_PROBLEM STATEMENT_
Wherever the string "this" occurs in a line of these records, report that line.

═══

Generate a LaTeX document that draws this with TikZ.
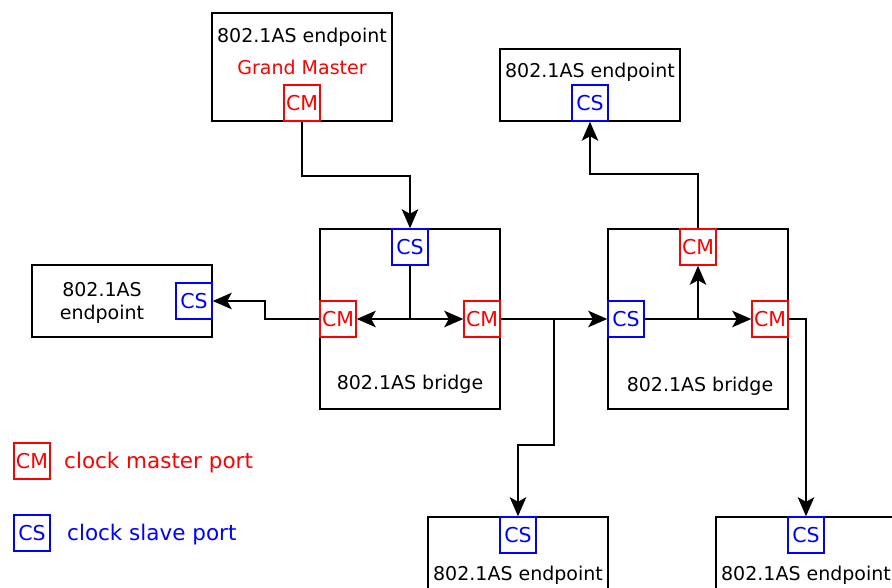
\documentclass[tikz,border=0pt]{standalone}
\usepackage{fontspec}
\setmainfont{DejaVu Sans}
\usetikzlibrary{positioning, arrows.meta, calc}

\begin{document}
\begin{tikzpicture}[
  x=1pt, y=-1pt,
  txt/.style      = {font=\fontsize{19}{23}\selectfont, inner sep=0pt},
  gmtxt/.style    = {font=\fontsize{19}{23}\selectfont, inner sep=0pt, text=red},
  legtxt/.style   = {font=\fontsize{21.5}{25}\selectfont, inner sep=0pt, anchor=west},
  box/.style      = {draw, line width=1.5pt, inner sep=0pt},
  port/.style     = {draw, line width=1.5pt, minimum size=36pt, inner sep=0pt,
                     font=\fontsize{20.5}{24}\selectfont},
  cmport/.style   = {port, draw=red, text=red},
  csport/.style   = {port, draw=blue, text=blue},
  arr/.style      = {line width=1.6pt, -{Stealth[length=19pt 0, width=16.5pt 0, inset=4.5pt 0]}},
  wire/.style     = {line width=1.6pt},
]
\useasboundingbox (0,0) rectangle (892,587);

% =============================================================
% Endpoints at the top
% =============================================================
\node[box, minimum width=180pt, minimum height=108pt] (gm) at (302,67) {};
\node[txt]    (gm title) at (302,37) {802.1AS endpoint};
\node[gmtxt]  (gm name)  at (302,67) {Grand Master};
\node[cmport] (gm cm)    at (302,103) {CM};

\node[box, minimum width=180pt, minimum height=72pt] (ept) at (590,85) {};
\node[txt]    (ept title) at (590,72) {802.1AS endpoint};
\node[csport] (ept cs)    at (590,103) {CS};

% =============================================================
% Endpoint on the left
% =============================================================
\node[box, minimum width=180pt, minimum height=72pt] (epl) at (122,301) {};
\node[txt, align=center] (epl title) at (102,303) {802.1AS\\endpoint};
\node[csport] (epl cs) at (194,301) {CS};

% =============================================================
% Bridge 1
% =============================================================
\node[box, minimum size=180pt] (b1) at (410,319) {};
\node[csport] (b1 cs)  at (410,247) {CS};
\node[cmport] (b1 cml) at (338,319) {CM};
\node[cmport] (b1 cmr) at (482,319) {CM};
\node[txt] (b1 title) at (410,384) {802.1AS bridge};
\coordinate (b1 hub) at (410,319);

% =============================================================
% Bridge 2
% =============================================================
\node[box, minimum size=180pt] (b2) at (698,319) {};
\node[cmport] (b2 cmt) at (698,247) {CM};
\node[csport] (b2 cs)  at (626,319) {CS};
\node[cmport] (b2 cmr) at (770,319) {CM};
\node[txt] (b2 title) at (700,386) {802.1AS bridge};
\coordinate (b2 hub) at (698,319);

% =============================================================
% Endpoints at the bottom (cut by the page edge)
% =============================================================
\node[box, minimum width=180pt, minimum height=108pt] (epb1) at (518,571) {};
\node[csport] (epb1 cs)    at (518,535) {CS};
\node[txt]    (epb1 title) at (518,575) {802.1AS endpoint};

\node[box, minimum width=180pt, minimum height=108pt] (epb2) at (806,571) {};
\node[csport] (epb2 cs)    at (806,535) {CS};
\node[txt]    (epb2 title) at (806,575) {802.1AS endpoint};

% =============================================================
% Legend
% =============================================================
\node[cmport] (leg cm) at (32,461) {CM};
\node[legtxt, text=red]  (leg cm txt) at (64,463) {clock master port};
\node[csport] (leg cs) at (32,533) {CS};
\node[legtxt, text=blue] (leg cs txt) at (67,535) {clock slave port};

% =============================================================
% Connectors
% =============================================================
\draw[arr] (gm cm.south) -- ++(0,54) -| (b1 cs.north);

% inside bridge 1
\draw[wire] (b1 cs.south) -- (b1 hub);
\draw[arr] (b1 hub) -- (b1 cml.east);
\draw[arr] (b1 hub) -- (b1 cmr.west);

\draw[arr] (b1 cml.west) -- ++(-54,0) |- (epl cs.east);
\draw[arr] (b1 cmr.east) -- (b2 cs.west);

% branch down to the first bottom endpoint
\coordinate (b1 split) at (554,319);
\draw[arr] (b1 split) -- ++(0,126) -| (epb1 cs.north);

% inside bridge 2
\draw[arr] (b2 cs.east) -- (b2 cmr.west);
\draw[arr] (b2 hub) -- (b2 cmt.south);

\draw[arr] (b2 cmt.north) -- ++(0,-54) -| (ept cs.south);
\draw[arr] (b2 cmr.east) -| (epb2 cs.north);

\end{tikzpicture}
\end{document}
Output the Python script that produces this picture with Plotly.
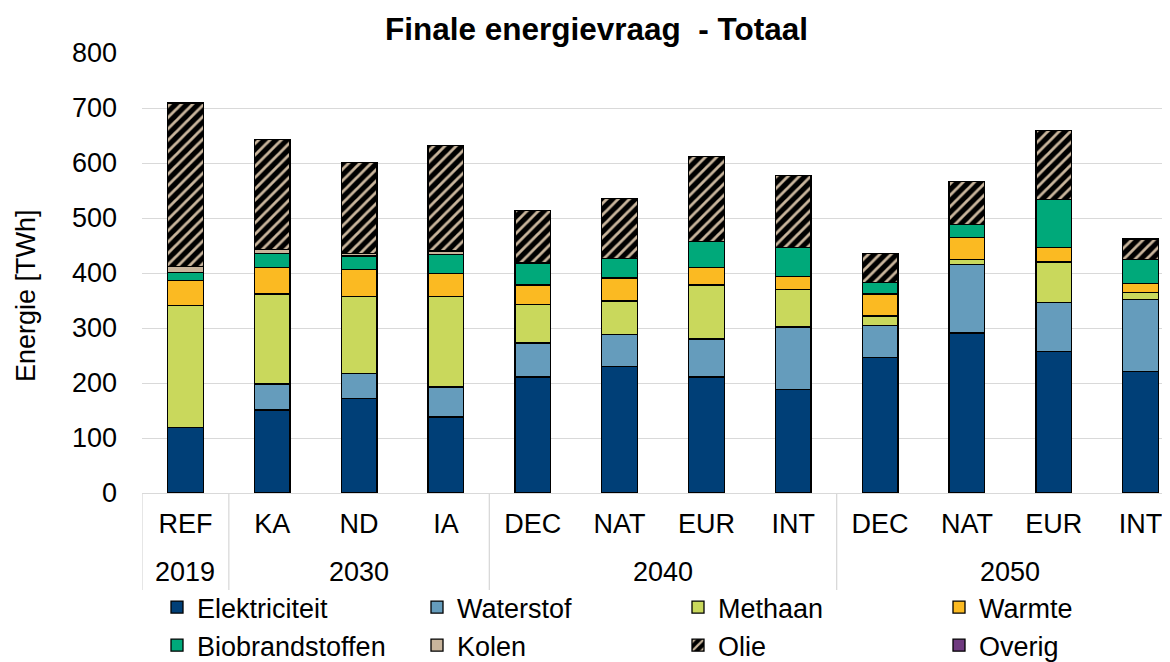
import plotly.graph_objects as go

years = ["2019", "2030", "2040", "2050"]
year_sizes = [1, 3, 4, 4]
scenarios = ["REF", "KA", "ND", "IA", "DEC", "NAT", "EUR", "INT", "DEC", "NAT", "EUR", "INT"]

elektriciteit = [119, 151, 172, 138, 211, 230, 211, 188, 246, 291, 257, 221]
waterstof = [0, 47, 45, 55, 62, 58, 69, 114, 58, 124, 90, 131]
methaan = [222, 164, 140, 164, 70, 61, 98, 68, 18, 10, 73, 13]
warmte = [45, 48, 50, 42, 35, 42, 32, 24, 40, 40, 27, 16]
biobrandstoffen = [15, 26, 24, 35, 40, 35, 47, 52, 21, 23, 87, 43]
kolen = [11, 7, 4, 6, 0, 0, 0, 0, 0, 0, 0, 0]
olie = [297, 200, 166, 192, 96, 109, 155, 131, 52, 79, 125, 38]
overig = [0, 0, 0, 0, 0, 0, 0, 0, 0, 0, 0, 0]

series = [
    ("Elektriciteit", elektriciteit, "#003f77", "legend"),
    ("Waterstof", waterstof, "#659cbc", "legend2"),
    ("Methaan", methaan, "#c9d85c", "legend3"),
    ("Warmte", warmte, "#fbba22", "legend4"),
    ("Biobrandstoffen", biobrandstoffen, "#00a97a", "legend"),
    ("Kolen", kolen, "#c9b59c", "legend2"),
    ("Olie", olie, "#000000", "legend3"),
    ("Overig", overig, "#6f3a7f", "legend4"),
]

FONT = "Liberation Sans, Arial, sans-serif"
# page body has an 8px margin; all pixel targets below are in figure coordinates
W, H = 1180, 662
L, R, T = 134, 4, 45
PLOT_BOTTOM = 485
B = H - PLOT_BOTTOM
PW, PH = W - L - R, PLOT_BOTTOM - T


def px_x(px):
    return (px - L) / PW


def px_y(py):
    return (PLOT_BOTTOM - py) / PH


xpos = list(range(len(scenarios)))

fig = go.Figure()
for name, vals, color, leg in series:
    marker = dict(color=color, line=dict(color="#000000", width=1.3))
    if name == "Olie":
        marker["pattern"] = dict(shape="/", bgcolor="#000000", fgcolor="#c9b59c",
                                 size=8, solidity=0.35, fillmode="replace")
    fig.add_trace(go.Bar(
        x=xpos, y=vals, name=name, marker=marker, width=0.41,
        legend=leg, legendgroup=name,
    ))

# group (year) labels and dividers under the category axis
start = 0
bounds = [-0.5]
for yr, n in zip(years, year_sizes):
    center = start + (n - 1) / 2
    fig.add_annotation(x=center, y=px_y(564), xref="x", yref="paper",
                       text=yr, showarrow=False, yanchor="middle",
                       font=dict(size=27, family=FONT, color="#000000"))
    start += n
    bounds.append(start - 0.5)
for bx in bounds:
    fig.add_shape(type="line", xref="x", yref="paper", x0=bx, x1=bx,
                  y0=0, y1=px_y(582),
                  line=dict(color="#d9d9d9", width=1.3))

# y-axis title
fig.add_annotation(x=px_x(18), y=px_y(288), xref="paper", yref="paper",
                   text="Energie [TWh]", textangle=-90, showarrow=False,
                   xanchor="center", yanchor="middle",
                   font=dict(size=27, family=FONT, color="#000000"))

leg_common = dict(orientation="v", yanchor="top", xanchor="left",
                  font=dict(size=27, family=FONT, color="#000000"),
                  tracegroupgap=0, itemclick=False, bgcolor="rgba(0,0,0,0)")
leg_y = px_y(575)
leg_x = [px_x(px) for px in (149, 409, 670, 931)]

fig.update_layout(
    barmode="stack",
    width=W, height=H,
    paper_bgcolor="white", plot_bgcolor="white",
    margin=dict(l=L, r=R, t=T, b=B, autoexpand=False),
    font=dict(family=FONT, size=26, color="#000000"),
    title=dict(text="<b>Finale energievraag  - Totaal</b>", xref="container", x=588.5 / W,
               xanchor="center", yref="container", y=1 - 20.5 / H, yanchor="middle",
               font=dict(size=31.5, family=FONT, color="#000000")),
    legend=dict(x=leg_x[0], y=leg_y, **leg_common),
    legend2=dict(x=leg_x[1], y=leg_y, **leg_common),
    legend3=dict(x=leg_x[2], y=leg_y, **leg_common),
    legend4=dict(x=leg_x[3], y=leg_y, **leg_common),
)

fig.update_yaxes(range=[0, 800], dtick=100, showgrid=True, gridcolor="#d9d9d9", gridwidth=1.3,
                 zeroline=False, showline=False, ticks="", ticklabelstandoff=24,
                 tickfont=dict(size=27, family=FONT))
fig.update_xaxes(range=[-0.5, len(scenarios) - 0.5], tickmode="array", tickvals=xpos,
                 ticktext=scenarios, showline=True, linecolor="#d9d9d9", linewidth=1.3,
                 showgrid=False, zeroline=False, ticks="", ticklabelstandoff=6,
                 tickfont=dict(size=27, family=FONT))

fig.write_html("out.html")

═══

_EXERCISE SOLUTION_
Generate a LaTeX document that draws this with TikZ.
Output the Python script that produces this picture with Plotly.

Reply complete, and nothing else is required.